Protections for HSRs
Under the Health and Safety at Work Act 2015 (HSWA), there are a number of protections in place for both Health and Safety Representatives (HSRs) and businesses.
Protections for HSRs
A person or a business cannot discriminate or take other negative steps against a person because of their involvement in workplace health and safety.
Under HSWA, no one is allowed to pressure or mislead people around their roles, powers or entitlements.
HSWA protects a worker's involvement in workplace health and safety when:
- raising an issue or concern about health and safety
- ceasing work because it is believed to be unsafe or unhealthy
- taking part in resolving a health and safety issue
- taking action to seek compliance
- acting as an HSR, a member of a Health and Safety Committee (HSC), or in another role under HSWA
- using the lawful powers as an HSR or member of an HSC, for example directing a worker to cease unsafe work.
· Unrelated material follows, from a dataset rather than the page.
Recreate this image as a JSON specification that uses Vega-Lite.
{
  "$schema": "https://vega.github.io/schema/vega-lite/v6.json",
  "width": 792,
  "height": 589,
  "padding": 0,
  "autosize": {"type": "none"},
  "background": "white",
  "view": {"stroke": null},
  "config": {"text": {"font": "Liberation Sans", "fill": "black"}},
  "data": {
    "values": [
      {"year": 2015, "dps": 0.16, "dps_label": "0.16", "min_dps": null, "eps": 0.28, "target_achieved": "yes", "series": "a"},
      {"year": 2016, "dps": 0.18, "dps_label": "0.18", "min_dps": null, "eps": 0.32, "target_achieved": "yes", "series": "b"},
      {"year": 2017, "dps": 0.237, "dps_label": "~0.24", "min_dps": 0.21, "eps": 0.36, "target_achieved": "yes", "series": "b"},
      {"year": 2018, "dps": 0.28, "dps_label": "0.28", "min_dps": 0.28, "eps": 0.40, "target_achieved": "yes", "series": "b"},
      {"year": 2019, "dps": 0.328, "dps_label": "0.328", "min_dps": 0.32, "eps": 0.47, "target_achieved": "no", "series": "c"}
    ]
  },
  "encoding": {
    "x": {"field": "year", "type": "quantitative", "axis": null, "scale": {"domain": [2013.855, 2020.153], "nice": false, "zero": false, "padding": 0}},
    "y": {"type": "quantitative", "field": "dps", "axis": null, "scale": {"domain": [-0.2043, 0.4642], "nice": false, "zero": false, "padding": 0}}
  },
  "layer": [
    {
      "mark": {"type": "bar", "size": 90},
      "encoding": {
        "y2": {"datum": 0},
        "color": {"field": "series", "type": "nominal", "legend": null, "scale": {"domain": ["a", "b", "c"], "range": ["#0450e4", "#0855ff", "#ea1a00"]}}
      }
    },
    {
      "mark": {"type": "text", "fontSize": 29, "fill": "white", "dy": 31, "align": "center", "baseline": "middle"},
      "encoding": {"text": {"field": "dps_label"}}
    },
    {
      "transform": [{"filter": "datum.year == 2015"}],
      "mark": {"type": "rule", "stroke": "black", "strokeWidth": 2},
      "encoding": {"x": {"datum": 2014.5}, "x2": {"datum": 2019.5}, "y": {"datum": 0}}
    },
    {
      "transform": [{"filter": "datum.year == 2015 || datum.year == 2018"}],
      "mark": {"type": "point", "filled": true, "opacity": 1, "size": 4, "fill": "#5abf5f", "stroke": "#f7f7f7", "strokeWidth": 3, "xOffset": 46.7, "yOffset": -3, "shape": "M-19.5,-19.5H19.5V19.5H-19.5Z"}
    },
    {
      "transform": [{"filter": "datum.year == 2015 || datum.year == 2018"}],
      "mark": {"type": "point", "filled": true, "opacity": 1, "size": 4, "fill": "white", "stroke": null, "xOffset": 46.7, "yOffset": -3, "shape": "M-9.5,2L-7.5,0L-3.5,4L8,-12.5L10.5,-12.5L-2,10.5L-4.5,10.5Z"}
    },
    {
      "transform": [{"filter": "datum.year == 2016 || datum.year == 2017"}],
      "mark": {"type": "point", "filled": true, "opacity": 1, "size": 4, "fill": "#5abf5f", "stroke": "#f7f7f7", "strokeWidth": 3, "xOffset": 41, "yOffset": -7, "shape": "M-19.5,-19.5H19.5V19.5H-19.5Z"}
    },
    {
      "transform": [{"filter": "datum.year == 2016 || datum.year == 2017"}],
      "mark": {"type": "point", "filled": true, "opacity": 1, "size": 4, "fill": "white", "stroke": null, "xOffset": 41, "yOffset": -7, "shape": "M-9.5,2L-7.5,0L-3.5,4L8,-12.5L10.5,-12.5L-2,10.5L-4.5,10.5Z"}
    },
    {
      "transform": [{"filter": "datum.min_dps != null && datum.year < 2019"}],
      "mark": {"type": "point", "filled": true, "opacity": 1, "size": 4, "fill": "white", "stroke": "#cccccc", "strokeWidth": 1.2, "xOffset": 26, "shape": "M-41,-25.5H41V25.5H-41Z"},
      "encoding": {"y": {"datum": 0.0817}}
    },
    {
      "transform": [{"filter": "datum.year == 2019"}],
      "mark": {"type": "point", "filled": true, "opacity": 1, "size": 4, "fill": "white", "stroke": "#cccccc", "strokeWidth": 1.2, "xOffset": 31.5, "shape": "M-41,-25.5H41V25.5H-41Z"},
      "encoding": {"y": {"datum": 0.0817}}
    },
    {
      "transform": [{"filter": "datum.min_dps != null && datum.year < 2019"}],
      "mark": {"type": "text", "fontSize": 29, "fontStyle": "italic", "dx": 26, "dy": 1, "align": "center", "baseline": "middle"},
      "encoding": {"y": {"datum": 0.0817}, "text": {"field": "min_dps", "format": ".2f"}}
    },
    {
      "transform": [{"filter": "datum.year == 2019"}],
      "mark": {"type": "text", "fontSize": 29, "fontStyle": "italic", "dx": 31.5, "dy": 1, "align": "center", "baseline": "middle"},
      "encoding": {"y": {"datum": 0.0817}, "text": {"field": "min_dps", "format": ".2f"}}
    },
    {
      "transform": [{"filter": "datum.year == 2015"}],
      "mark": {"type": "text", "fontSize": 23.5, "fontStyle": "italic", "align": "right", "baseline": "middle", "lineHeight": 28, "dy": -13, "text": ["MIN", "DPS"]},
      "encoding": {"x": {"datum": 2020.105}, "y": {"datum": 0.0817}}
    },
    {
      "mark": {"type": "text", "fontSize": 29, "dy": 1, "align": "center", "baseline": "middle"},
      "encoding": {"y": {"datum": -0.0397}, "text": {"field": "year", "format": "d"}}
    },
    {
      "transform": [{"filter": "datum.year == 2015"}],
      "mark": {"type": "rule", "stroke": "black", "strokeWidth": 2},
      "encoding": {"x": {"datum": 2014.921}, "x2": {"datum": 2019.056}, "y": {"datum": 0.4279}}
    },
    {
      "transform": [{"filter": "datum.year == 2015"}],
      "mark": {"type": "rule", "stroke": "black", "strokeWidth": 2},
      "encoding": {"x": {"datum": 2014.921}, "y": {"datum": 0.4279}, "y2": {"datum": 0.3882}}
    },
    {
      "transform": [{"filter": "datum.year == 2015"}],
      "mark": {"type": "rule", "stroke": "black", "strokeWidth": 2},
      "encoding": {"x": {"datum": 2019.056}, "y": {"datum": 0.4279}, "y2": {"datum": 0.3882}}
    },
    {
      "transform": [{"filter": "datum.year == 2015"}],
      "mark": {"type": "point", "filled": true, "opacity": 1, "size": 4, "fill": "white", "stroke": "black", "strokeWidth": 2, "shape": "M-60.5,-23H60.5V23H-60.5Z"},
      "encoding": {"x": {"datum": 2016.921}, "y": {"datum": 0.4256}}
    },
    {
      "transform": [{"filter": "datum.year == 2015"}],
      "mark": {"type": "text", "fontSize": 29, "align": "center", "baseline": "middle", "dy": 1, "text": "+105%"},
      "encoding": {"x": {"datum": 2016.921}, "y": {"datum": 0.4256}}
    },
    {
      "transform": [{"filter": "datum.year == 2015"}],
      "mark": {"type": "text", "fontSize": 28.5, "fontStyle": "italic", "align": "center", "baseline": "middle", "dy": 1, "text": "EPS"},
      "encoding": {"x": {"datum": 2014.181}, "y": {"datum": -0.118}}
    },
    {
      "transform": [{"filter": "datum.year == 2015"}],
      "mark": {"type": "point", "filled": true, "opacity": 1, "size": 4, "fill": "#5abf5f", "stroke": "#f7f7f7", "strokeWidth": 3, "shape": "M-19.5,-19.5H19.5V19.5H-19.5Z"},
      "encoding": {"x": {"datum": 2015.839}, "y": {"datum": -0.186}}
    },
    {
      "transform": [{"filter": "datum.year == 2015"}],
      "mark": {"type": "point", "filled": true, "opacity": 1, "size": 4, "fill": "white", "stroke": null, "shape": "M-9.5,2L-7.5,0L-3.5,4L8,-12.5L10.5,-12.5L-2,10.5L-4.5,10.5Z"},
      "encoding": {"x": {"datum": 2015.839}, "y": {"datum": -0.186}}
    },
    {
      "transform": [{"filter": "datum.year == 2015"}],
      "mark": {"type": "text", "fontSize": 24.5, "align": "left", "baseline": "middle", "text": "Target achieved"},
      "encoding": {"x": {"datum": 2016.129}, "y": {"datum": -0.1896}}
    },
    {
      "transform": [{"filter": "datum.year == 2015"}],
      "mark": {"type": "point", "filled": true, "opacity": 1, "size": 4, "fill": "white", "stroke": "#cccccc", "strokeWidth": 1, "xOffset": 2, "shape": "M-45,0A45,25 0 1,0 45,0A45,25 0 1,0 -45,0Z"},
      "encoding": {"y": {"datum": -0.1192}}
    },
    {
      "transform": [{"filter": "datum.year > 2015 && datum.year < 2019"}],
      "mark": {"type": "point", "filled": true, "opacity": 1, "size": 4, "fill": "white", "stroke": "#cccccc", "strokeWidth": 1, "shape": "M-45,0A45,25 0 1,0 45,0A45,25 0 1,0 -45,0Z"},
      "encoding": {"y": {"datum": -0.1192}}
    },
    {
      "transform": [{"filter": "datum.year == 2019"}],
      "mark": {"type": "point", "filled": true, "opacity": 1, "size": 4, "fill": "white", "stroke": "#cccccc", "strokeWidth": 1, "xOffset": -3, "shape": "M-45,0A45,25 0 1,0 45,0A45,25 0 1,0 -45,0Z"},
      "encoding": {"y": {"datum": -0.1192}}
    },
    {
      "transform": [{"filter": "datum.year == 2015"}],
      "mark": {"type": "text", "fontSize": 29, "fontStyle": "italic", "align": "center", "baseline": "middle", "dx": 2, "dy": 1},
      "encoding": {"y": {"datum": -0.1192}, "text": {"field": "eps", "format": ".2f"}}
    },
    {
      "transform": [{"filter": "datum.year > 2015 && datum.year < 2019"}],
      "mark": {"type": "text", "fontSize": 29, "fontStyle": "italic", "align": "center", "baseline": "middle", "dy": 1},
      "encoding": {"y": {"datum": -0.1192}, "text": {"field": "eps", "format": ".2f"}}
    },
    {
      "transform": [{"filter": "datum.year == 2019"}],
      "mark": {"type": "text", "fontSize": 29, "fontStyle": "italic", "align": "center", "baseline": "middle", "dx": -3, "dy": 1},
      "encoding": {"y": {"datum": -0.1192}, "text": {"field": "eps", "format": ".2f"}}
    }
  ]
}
Examples of negative steps
Actions which could be considered negative steps include doing, or threatening to do, any of the following:
- dismissing or refusing the employment of a worker or contractor
- terminating or refusing to enter an agreement with a worker or contractor
- refusing to offer a worker the same work conditions available to similar workers (for example, terms of employment, training or promotion)
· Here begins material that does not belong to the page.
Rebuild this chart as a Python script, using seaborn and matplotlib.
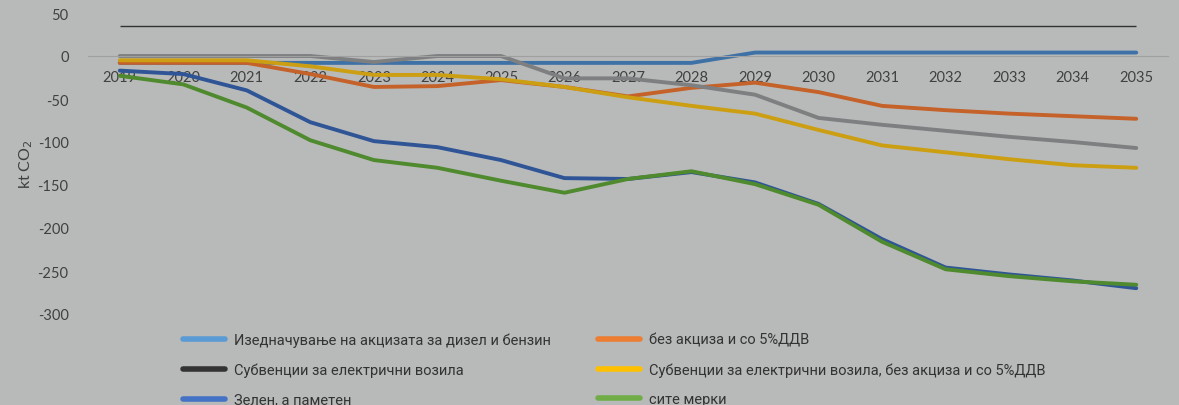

- treating a worker differently to similar workers in a way that negatively impacts their employment, job performance or satisfaction.
It is also against the law if anyone:
- seeks to threaten a person so that they use (or don’t use) a power under HSWA
- seeks to threaten a worker so that they stop being an HSR or member of an HSC
- deliberately tells a worker false or misleading information about HSWA, including:
- their rights
- ability to start a process and participate in a process, or
- make a complaint.
If you have any concerns, you can talk to us in confidence.
Protections for businesses
HSWA has checks and balances against improper use of HSR powers, such as:
- limiting the powers to the particular work group the HSR represents
- confining the role to health and safety purposes
- setting some specific limits (for example, access to workers’ personal information)
- involving WorkSafe to help resolve issues, remove an HSR who is acting improperly, or remove a Provisional Improvement Notice (PIN).